Raymond Poulidor won alone in 1961, as did a tiny Belgian called Emile Daems in 1962. Then the Poggio saw an epic duel between Poulidor and Tom Simpson in 1964. The two hit the climb together with a good lead, and almost immediately Poulidor attacked. Simpson hauled him back, only for the Frenchman to go again. And so they continued all the way to the top, by which time Poulidor had fired all his shots and Simpson was still with him. The sprint on the Via Roma was a formality for the Englishman’s second monument.
Poulidor winning in 1961
And so the story continued. Eddy Merckx made the Poggio his own by winning seven times in San Remo. Michele Dancelli punctuated Merckx’s run with a brilliant solo victory, restoring Italian pride in 1970. Then in 1974 we saw one of the best ever editions of Milan-San Remo.
Eddy Merckx, seven times a winner
Of all his rivals Eddy Merckx singles out Felice Gimondi as the man he respected the most. “He was like me in many ways, we had the same strengths, but above all I knew that Gimondi played everything straight. That’s why when he beat me, and he did so several times when I was at my best, I had no excuse,” Merckx says.
Merckx’s reverence adds a sheen to Gimondi’s stature, and it’s one reason why Gimondi’s 1974 San Remo victory is remembered so fondly. He beat Merckx, who by then had won in 1966, ’67, ’69, 71 and 72, and would win again in 1975 and 1976, so he beat Merckx at his best. But there’s more. Gimondi won on a Bianchi bike, Coppi’s bike, the bike that has the longest history with Milan-San Remo, and he won while wearing the rainbow jersey. That jersey, the celeste bike, Gimondi pounding over the Poggio, alone in the spring sunshine, it's one of the iconic moments of this iconic climb.
Gimondi in 1974
But as the years went by Milan-San Remo victories became less clear cut. Bigger groups were left at the end, sometimes even the whole field. So more climbs were added; La Cipressa in 1982 and La Manie in 2010 are the two best known. They beef up a course that includes a serious climb of the 532-metre Turchino pass at 142 kilometres, and the three Capi; the Mele, Cervo and Berta, strung out along the coast road, the ancient Via Augusta built in 1 AD under the rule of Emperor Julius Ceasar. Still, increasingly, all these hills do is act as a lens focusing the race on to Poggio.
Riding the Via Augusta
On any other day Il Poggio di San Remo is insignificant, a drab suburban road in the hills, dotted with houses and lined with acres of poly tunnel for growing early fruit. The climb starts at a jumble of road signs indicating a right slip off the Strada Statale 1. The gradient changes from the main road’s slightly downward trend to upwards, but not by much until the first right-hand bend.
This is where the first attacks go; either team plans to soften up rival sprinters, or chancers who want nothing more than make their name. They spring from the peloton and fizz upwards like penny rockets, before falling to earth and are gobbled up by the hungry peloton. Up the road goes through left and right bends, the sea on one side and solid rock or boulder walls on the other, then it descends in the same manner.

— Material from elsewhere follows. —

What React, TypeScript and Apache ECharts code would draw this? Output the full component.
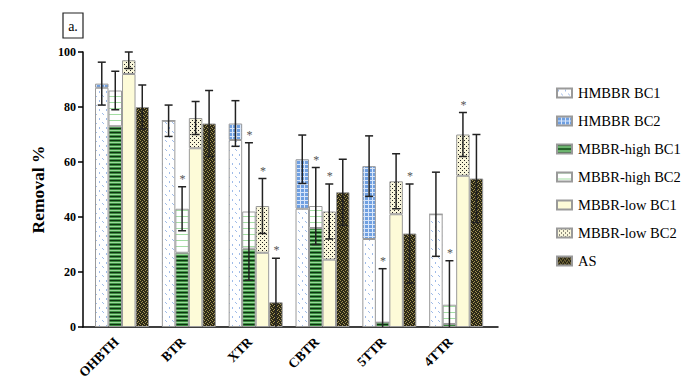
import React, { useEffect, useRef } from 'react';
import * as echarts from 'echarts';

const categories = ['OHBTH', 'BTR', 'XTR', 'CBTR', '5TTR', '4TTR'];
const seriesNames = ['HMBBR BC1', 'HMBBR BC2', 'MBBR-high BC1', 'MBBR-high BC2', 'MBBR-low BC1', 'MBBR-low BC2', 'AS'];

// stacked segment values (BC2 = extra on top of BC1)
const hmbbrBC1 = [87, 75, 68, 43, 32, 41];
const hmbbrBC2 = [1.5, 0, 6, 18, 26.5, 0];
const highBC1 = [73, 27, 28.5, 36, 1.7, 1.1];
const highBC2 = [13, 16, 13.5, 8, 0, 7];
const lowBC1 = [92, 65, 27, 24.5, 41, 55];
const lowBC2 = [5, 11, 17, 17.5, 12, 15];
const asValues = [80, 74, 9, 49, 34, 54];

// error (+/-) on totals
const hmbbrErr = [7.8, 5.7, 8.3, 8.8, 11, 15.3];
const highErr = [7, 8, 25, 14, 19.5, 16];
const lowErr = [3, 6, 10, 10, 10, 8];
const asErr = [8, 12, 16, 12, 18, 16];

// significance asterisks
const hmbbrStar = [0, 0, 0, 0, 0, 0];
const highStar = [0, 1, 1, 1, 1, 1];
const lowStar = [0, 0, 1, 1, 0, 1];
const asStar = [0, 0, 1, 0, 1, 0];

const yTicks = { min: 0, max: 100, interval: 20 };

const BAR_W = 13.5;
const SERIF = 'Liberation Serif';

function makePattern(w: number, h: number, draw: (ctx: CanvasRenderingContext2D) => void) {
  const c = document.createElement('canvas');
  c.width = w;
  c.height = h;
  const ctx = c.getContext('2d') as CanvasRenderingContext2D;
  draw(ctx);
  return { image: c, repeat: 'repeat' } as any;
}

function px(ctx: CanvasRenderingContext2D, color: string, pts: number[][]) {
  ctx.fillStyle = color;
  pts.forEach(([x, y]) => ctx.fillRect(x, y, 1, 1));
}

export default function App() {
  const ref = useRef<HTMLDivElement>(null);

  useEffect(() => {
    if (!ref.current) return;
    const chart = echarts.init(ref.current, undefined, { renderer: 'svg' });

    const pHBC1 = makePattern(7, 9, (ctx) => {
      ctx.fillStyle = '#ffffff';
      ctx.fillRect(0, 0, 7, 9);
      px(ctx, '#9fbbe8', [[1, 1], [1, 2], [4, 5], [5, 6]]);
    });
    const pHBC2 = makePattern(4, 4, (ctx) => {
      ctx.fillStyle = '#6f9fe0';
      ctx.fillRect(0, 0, 4, 4);
      ctx.fillStyle = '#d8e6fa';
      ctx.fillRect(0, 0, 4, 1);
      ctx.fillRect(0, 0, 1, 4);
    });
    const pMH1 = makePattern(4, 4, (ctx) => {
      ctx.fillStyle = '#0e3312';
      ctx.fillRect(0, 0, 4, 1);
      ctx.fillStyle = '#3a8c3e';
      ctx.fillRect(0, 1, 4, 1);
      ctx.fillStyle = '#9ad89a';
      ctx.fillRect(0, 2, 4, 1);
      ctx.fillStyle = '#3f9444';
      ctx.fillRect(0, 3, 4, 1);
    });
    const pMH2 = makePattern(4, 6, (ctx) => {
      ctx.fillStyle = '#ffffff';
      ctx.fillRect(0, 0, 4, 6);
      ctx.fillStyle = '#a3dea3';
      ctx.fillRect(0, 0, 4, 1);
    });
    const pML1 = '#fdfbd8';
    const pML2 = makePattern(4, 4, (ctx) => {
      ctx.fillStyle = '#f9f6da';
      ctx.fillRect(0, 0, 4, 4);
      px(ctx, '#222222', [[0, 0], [2, 2]]);
    });
    const pAS = makePattern(4, 4, (ctx) => {
      ctx.fillStyle = '#2c2918';
      ctx.fillRect(0, 0, 4, 4);
      px(ctx, '#a39350', [[0, 0], [2, 1], [1, 2], [3, 3]]);
    });

    const border = { borderColor: '#9a9a9a', borderWidth: 1 };
    const mkBar = (name: string, data: number[], stack: string, color: any) => ({
      name,
      type: 'bar',
      xAxisIndex: 1,
      yAxisIndex: 1,
      stack,
      barWidth: BAR_W,
      barGap: '0%',
      data,
      itemStyle: { color, ...border },
      emphasis: { disabled: true },
    });

    const groups = [
      { a: hmbbrBC1, b: hmbbrBC2, err: hmbbrErr, star: hmbbrStar },
      { a: highBC1, b: highBC2, err: highErr, star: highStar },
      { a: lowBC1, b: lowBC2, err: lowErr, star: lowStar },
      { a: asValues, b: null as number[] | null, err: asErr, star: asStar },
    ];
    const errData: number[][] = [];
    groups.forEach((g, gi) => {
      categories.forEach((_, i) => {
        const total = g.a[i] + (g.b ? g.b[i] : 0);
        errData.push([i, total, g.err[i], gi, g.star[i]]);
      });
    });

    const labelFont = { fontFamily: SERIF, fontWeight: 'bold' as const, color: '#000' };

    chart.setOption({
      animation: false,
      backgroundColor: '#ffffff',
      grid: [
        { left: 83, top: 52, width: 415, height: 275 },
        { left: 88.6, top: 52, width: 401, height: 275 },
      ],
      xAxis: [
        {
          gridIndex: 0, type: 'value', min: 0, max: 1,
          axisLine: { show: true, lineStyle: { color: '#000', width: 1.5 } },
          axisTick: { show: false }, axisLabel: { show: false }, splitLine: { show: false },
        },
        {
          gridIndex: 1, type: 'category', data: categories,
          axisLine: { show: false }, axisTick: { show: false },
          axisLabel: { rotate: 45, margin: 7, padding: [0, 8, 0, 0], fontSize: 13.5, ...labelFont, interval: 0 },
        },
      ],
      yAxis: [
        {
          gridIndex: 0, type: 'value', min: yTicks.min, max: yTicks.max, interval: yTicks.interval,
          axisLine: { show: true, lineStyle: { color: '#000', width: 1.5 } },
          axisTick: { show: true, length: 5, lineStyle: { color: '#000', width: 1.5 } },
          axisLabel: { margin: 7, fontSize: 12, ...labelFont },
          splitLine: { show: false },
          name: 'Removal %', nameLocation: 'middle', nameGap: 30, nameRotate: 90,
          nameTextStyle: { fontSize: 17.5, ...labelFont },
        },
        { gridIndex: 1, type: 'value', min: yTicks.min, max: yTicks.max, show: false },
      ],
      legend: {
        orient: 'vertical', left: 551, top: 80,
        itemWidth: 15, itemHeight: 9, itemGap: 12, icon: 'rect',
        textStyle: { fontFamily: SERIF, fontSize: 14.5, color: '#000', lineHeight: 16, padding: [0, 0, 0, 1] },
        data: seriesNames,
        selectedMode: false,
      },
      graphic: [
        { type: 'rect', shape: { x: 63, y: 13, width: 20, height: 25 }, style: { fill: '#fff', stroke: '#222', lineWidth: 1.2 } },
        { type: 'text', x: 73, y: 26, style: { text: 'a.', fontFamily: SERIF, fontSize: 14, fill: '#000', align: 'center', verticalAlign: 'middle' } },
      ],
      series: [
        mkBar(seriesNames[0], hmbbrBC1, 'h', pHBC1),
        mkBar(seriesNames[1], hmbbrBC2, 'h', pHBC2),
        mkBar(seriesNames[2], highBC1, 'mh', pMH1),
        mkBar(seriesNames[3], highBC2, 'mh', pMH2),
        mkBar(seriesNames[4], lowBC1, 'ml', pML1),
        mkBar(seriesNames[5], lowBC2, 'ml', pML2),
        mkBar(seriesNames[6], asValues, 'as', pAS),
        {
          name: 'err', type: 'custom', xAxisIndex: 1, yAxisIndex: 1, z: 10, silent: true, clip: false,
          data: errData,
          renderItem: (params: any, api: any) => {
            const cat = api.value(0);
            const mean = api.value(1);
            const err = api.value(2);
            const g = api.value(3);
            const star = api.value(4);
            const cx = api.coord([cat, 0])[0] + (g - 1.5) * BAR_W;
            const yTop = api.coord([cat, mean + err])[1];
            const low = Math.max(0, mean - err);
            const yBot = api.coord([cat, low])[1];
            const st = { stroke: '#222', lineWidth: 1.5 };
            const cap = 4;
            const children: any[] = [
              { type: 'line', shape: { x1: cx, y1: yTop, x2: cx, y2: yBot }, style: st },
              { type: 'line', shape: { x1: cx - cap, y1: yTop, x2: cx + cap, y2: yTop }, style: st },
            ];
            if (mean - err > 0) {
              children.push({ type: 'line', shape: { x1: cx - cap, y1: yBot, x2: cx + cap, y2: yBot }, style: st });
            }
            if (star) {
              children.push({
                type: 'text', x: cx + 0.5, y: yTop - 8,
                style: { text: '*', fontFamily: SERIF, fontSize: 12, fill: '#555', align: 'center', verticalAlign: 'middle' },
              });
            }
            return { type: 'group', children };
          },
        },
      ],
    });

    return () => chart.dispose();
  }, []);

  return <div ref={ref} style={{ position: 'fixed', left: 0, top: 0, width: 692, height: 386, background: '#fff' }} />;
}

First attacks on the Poggio
And that’s all there is to is, a wriggle of road clambering over a knoll. The Poggio di San Remo only works on race day, to go there on any other is underwhelming. It’s not like other iconic places. The great mountain passes have their spectacular views. Climbs like the Muur and the Koppenberg, or stretches of cobblestones like Arenberg, are a test to ride on any day. The Poggio isn’t, unless you count dodging the huge dustbins that line the road. The Poggio is like an empty velodrome, it needs a race to make it work.
The steepest gradient comes just before a green-painted house on the inside of a sharp left bend. Then the last quarter of the Poggio begins, and sprinters start believing they can be there at the end. There's one more steep bit, not much steeper but enough for a climber to attack. If he's really good, and totally commits, he might succeed.

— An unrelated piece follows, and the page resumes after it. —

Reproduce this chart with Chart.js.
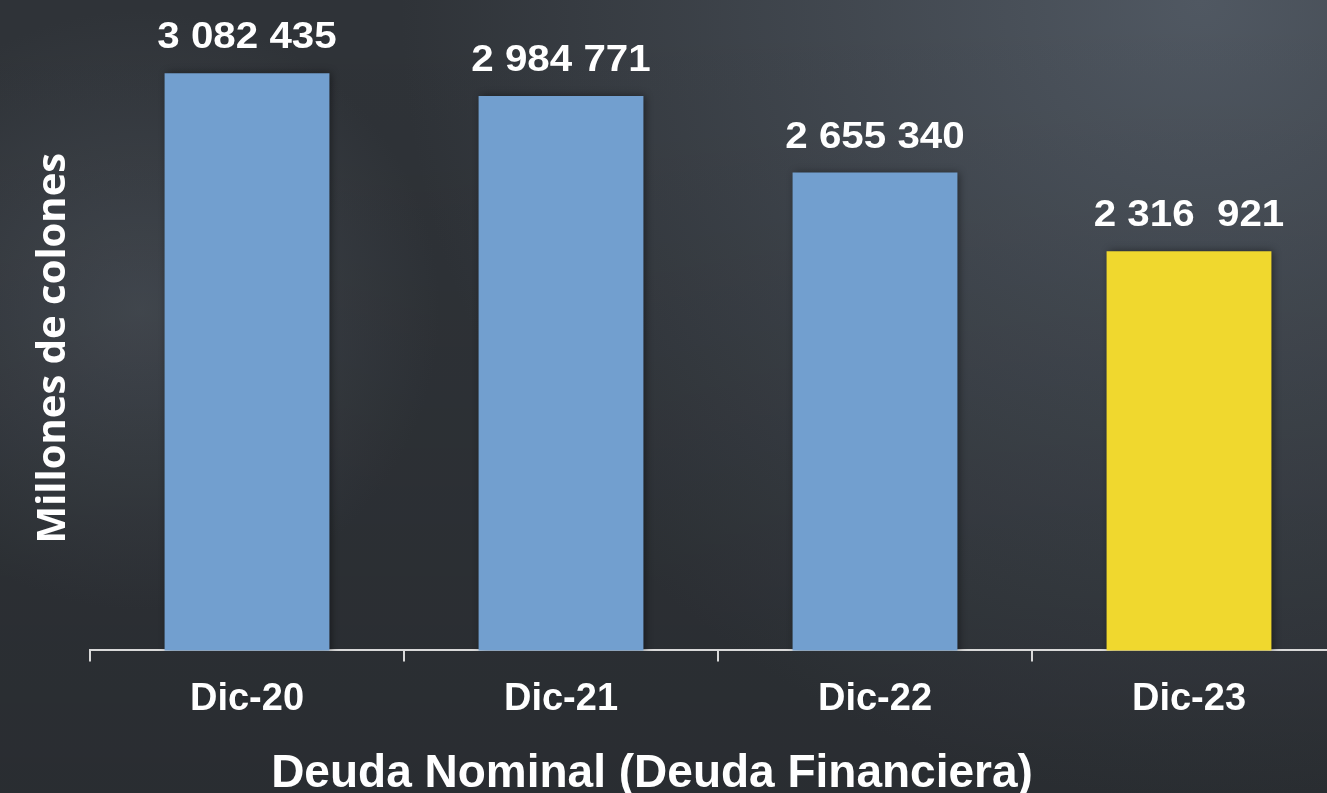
<!DOCTYPE html>
<html>
<head>
<meta charset="utf-8">
<script src="https://cdn.jsdelivr.net/npm/chart.js@4"></script>
<style>
  html, body { margin: 0; padding: 0; background: #303439; overflow: hidden; }
  #wrap { width: 1346px; height: 793px; }
</style>
</head>
<body>
<div id="wrap"><canvas id="chart"></canvas></div>
<script>
const categories = ["Dic-20", "Dic-21", "Dic-22", "Dic-23"];
const deuda = [3082435, 2984771, 2655340, 2316921];
const valueText = ["3 082 435", "2 984 771", "2 655 340", "2 316  921"];
const barColors = ["#729fcf", "#729fcf", "#729fcf", "#f0d82e"];
const xTitle = "Deuda Nominal (Deuda Financiera)";
const yTitle = "Millones de colones";

// dark slide-like background + bar shadow
const background = {
  id: "background",
  beforeDraw(chart) {
    const ctx = chart.ctx;
    const w = chart.width, h = chart.height;
    ctx.save();
    ctx.fillStyle = "#2f3338";
    ctx.fillRect(0, 0, w, h);
    let g = ctx.createRadialGradient(1200, 0, 0, 1200, 0, 800);
    g.addColorStop(0, "rgba(80,88,98,1)");
    g.addColorStop(1, "rgba(80,88,98,0)");
    ctx.fillStyle = g;
    ctx.fillRect(0, 0, w, h);
    g = ctx.createRadialGradient(140, 310, 0, 140, 310, 300);
    g.addColorStop(0, "rgba(72,78,86,0.8)");
    g.addColorStop(1, "rgba(72,78,86,0)");
    ctx.fillStyle = g;
    ctx.fillRect(0, 0, w, h);
    g = ctx.createLinearGradient(0, 0, 0, h);
    g.addColorStop(0, "rgba(0,0,0,0)");
    g.addColorStop(1, "rgba(0,0,0,0.12)");
    ctx.fillStyle = g;
    ctx.fillRect(0, 0, w, h);
    ctx.restore();
  },
  beforeDatasetsDraw(chart) {
    const ctx = chart.ctx;
    ctx.save();
    ctx.shadowColor = "rgba(0,0,0,0.45)";
    ctx.shadowBlur = 8;
    ctx.shadowOffsetX = 2;
  },
  afterDatasetsDraw(chart) {
    chart.ctx.restore();
  }
};

const valueLabels = {
  id: "valueLabels",
  afterDraw(chart) {
    const ctx = chart.ctx;
    const meta = chart.getDatasetMeta(0);
    ctx.save();
    ctx.fillStyle = "#ffffff";
    ctx.font = "bold 36px 'Liberation Sans', Arial, sans-serif";
    ctx.textAlign = "center";
    ctx.textBaseline = "middle";
    meta.data.forEach((bar, i) => {
      ctx.save();
      ctx.translate(bar.x, bar.y - 35);
      ctx.scale(1.12, 1);
      ctx.fillText(valueText[i], 0, 0);
      ctx.restore();
    });
    // x axis title, centred on the slide rather than the plot
    ctx.font = "bold 46px 'Liberation Sans', Arial, sans-serif";
    ctx.textBaseline = "alphabetic";
    ctx.fillText(xTitle, 652, 787);
    ctx.restore();
  }
};

const ctx = document.getElementById("chart").getContext("2d");
new Chart(ctx, {
  type: "bar",
  data: {
    labels: categories,
    datasets: [{
      data: deuda,
      backgroundColor: barColors,
      barPercentage: 0.525,
      categoryPercentage: 1
    }]
  },
  options: {
    responsive: true,
    maintainAspectRatio: false,
    animation: false,
    layout: { padding: { top: 46, left: 12, right: 0, bottom: 56 } },
    plugins: {
      legend: { display: false },
      tooltip: { enabled: false }
    },
    scales: {
      x: {
        grid: {
          display: true,
          offset: true,
          drawOnChartArea: false,
          drawTicks: true,
          tickLength: 11,
          color: "#d9d9d9",
          lineWidth: 2
        },
        border: { display: true, color: "#d9d9d9", width: 2 },
        ticks: {
          color: "#ffffff",
          padding: 15,
          font: { family: "'Liberation Sans', Arial, sans-serif", size: 38, weight: "bold" }
        }
      },
      y: {
        min: 600000,
        max: 3200000,
        grid: { display: false, drawTicks: false },
        border: { display: false },
        ticks: { display: false },
        title: {
          display: true,
          text: yTitle,
          color: "#ffffff",
          padding: { top: 18, bottom: 12 },
          font: { family: "'Open Sans', sans-serif", size: 40, weight: "bold" }
        }
      }
    }
  },
  plugins: [background, valueLabels]
});
</script>
</body>
</html>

More left and right bends, up past the cylindrical concrete irrigation ponds that feed the farms. Then the gradient lessens and the mood changes. The sprinters know they can be there now. The summit comes quickly, and rag-tag farms are replaced by the smart houses of Poggio di San Remo village. The last gambit is an attack across the top and a reckless descent. It’s worked in the past, and will work again.

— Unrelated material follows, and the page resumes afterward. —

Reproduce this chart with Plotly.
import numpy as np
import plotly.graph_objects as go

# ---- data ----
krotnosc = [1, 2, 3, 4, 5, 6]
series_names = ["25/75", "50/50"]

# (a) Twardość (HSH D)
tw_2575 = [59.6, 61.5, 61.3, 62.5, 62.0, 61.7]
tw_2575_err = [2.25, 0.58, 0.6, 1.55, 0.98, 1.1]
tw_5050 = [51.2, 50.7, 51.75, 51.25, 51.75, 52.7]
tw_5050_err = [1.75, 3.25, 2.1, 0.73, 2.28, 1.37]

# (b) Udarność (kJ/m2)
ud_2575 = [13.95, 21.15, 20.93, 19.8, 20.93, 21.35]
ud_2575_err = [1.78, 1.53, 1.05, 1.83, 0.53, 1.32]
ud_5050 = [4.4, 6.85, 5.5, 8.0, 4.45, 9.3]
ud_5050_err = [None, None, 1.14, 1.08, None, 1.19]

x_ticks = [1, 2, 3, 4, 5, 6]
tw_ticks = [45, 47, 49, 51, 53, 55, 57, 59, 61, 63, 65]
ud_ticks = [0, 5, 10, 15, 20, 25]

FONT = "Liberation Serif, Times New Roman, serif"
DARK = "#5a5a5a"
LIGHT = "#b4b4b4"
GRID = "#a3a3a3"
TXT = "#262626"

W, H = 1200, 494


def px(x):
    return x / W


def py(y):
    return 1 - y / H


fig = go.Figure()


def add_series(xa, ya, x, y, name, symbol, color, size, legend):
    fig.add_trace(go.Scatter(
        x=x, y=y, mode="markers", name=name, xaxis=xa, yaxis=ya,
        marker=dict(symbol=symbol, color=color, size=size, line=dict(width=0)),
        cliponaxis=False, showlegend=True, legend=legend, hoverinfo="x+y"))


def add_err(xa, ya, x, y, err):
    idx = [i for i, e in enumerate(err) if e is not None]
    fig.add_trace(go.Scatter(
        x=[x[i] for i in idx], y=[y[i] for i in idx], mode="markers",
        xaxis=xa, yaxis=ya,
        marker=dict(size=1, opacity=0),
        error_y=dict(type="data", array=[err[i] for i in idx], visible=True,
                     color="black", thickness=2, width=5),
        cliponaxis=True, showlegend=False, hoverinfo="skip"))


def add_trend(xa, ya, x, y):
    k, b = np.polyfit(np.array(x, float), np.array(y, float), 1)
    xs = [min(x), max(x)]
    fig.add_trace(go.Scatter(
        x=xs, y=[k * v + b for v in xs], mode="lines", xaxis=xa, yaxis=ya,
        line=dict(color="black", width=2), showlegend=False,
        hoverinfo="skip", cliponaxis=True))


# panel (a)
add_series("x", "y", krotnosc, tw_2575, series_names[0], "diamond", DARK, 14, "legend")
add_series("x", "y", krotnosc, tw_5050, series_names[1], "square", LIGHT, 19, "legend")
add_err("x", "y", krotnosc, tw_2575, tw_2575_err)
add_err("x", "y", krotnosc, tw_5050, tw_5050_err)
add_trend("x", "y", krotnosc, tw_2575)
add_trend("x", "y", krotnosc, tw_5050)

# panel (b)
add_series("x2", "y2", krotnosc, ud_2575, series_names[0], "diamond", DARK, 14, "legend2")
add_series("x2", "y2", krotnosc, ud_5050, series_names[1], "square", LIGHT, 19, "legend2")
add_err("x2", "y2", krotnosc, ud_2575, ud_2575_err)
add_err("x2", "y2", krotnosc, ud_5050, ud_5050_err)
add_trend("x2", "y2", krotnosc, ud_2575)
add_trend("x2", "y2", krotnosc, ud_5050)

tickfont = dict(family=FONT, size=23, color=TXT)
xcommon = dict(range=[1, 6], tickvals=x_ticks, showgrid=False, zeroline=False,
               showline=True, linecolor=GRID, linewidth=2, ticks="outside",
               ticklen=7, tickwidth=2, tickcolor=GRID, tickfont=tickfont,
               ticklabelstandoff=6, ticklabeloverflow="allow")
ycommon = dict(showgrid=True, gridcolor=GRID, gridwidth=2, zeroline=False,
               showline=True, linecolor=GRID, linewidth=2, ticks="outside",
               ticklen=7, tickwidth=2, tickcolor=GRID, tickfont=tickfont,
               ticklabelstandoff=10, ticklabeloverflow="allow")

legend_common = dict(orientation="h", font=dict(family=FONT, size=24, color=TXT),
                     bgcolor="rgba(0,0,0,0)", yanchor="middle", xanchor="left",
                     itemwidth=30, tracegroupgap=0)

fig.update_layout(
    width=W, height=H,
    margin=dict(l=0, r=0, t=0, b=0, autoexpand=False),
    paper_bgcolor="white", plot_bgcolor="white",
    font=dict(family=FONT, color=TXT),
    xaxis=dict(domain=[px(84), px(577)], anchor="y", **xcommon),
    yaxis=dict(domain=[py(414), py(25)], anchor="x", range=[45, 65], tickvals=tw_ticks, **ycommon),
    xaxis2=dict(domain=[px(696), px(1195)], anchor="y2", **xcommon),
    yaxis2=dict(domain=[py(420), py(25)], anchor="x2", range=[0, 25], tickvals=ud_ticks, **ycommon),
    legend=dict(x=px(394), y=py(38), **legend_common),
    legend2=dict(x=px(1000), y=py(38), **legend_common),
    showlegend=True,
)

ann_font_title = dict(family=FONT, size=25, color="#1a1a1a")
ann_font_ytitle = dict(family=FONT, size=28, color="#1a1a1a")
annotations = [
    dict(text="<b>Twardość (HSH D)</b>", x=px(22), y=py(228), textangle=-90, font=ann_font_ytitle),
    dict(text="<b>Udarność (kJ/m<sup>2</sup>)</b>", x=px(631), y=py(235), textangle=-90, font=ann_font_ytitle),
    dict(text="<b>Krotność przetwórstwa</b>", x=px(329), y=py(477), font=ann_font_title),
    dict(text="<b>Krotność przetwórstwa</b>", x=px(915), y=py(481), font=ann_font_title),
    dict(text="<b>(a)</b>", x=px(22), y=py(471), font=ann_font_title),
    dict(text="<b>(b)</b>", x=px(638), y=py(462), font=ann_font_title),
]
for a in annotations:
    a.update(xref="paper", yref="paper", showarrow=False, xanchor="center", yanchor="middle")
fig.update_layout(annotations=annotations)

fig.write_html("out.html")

More than any other climb going down the Poggio is as important as going up. It’s just as crucial, just as tactical. No one can relax, unless they have given up the fight. If a powerful rider gets a gap on the descent it’s hard to close in 2.9 kilometres of flat to the finish line.
Roger De Vlaeminck wins on the Via Roma
The descent was the last throw of the dice when, for few a years, the race finished on the Corso Cavalotti, like it did when Sean Kelly won a second time in 1992. The longest serving finish, on the Via Roma, favours any sprinters left in contention. But Il Poggio is still the place to be on race day.
Locals come out of their houses carrying TVs with metres of cable attached to watch the race before it arrives. The atmosphere builds slowly but is at fever pitch when the riders arrive. They hit the climb like multi-coloured waves crashing against a rocky shore, giving every scrap of energy left after more than 280 kilometres in the saddle. Attack, counter, bridge, race! That’s the spirit of Il Poggio di San Remo.